— START —

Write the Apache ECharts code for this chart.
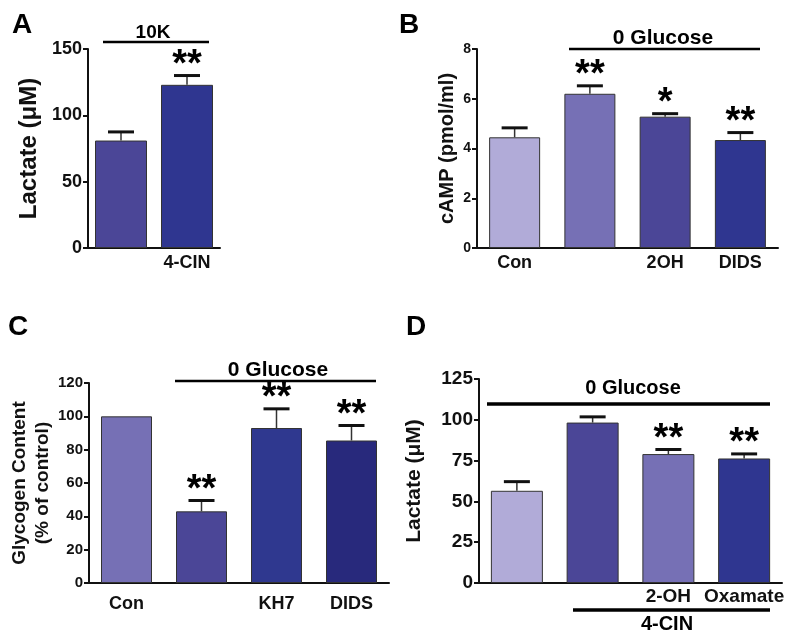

— END —
— START —

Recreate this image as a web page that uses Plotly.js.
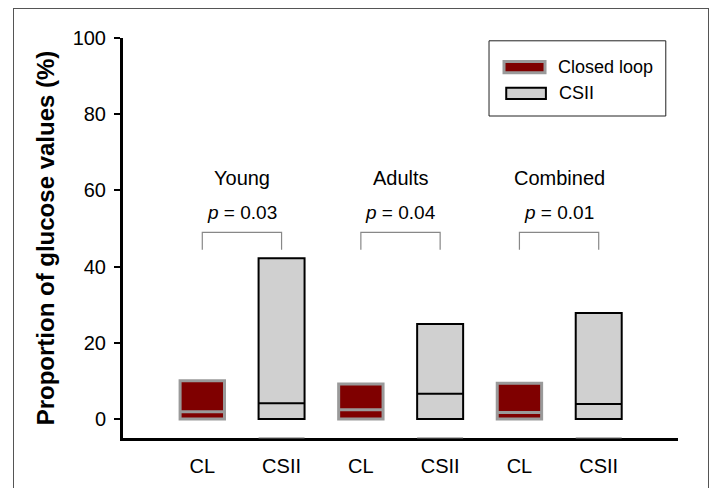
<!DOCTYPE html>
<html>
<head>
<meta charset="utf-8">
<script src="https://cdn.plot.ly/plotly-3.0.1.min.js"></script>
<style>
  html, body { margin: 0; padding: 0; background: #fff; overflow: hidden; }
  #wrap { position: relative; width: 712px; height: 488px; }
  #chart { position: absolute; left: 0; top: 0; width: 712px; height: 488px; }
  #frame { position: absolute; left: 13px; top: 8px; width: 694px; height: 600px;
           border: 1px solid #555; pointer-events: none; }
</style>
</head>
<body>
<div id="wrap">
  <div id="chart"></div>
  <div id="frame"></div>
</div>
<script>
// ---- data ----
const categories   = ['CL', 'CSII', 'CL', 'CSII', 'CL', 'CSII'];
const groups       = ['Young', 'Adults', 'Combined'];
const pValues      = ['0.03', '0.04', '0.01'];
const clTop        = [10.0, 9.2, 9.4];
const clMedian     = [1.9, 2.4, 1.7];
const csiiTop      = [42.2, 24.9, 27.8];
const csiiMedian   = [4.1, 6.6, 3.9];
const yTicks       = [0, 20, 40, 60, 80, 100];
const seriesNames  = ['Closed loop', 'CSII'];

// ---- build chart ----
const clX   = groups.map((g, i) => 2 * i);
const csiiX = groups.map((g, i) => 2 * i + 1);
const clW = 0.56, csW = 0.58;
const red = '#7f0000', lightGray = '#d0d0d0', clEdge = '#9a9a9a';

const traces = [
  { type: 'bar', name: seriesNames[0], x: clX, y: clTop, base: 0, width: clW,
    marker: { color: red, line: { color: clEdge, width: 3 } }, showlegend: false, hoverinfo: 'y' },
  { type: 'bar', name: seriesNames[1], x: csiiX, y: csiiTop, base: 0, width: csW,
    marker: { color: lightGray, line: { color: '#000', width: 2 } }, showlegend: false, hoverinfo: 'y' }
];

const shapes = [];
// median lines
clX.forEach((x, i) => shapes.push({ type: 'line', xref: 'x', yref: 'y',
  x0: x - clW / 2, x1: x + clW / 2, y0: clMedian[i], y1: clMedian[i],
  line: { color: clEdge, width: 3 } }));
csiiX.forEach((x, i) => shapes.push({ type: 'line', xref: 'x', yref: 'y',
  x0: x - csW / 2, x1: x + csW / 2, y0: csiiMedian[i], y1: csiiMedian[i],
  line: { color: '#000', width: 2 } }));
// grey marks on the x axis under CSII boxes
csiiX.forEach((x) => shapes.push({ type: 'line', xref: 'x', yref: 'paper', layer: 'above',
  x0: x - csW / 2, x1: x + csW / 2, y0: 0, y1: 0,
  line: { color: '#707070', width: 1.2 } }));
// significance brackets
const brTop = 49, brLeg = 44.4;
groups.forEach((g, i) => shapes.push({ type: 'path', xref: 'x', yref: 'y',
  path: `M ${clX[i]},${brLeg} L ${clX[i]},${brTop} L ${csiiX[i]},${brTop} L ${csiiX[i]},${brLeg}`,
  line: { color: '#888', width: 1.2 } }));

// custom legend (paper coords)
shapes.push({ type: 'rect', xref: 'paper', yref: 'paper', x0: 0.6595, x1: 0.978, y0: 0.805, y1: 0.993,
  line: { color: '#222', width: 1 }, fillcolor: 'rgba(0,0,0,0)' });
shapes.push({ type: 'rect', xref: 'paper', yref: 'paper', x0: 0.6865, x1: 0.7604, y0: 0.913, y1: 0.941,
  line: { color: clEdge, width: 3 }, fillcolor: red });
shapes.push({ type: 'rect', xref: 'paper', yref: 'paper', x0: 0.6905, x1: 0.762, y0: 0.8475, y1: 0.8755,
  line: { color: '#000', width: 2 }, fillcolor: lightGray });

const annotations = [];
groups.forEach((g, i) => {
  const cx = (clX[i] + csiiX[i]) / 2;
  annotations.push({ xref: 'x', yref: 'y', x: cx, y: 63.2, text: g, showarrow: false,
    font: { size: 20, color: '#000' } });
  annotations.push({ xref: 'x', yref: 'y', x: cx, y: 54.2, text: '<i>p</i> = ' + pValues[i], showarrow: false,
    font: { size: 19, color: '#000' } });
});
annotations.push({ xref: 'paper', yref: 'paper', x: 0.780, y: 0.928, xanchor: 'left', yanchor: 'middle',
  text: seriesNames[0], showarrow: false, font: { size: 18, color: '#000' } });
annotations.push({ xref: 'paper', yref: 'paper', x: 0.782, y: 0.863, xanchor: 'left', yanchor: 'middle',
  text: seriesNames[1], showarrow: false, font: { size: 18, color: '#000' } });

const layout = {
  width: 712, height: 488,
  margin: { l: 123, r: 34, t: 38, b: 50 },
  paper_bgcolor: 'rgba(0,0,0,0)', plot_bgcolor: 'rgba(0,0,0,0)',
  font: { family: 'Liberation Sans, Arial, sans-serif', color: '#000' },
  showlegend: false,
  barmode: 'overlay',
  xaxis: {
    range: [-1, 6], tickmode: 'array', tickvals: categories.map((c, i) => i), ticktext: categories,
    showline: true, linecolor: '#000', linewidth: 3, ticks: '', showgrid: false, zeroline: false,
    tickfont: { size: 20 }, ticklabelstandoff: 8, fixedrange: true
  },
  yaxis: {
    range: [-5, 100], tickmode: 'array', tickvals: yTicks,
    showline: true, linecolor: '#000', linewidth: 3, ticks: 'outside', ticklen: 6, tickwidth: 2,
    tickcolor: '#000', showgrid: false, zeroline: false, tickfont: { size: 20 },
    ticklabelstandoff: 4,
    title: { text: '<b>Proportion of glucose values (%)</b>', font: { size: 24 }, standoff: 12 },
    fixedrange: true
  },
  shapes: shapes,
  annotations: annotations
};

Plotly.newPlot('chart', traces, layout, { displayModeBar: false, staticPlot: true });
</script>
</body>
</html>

— END —

**Written instruction**
Lines in the records that hold the word "this" are to be counted; give only the total.

**Finished answer**
2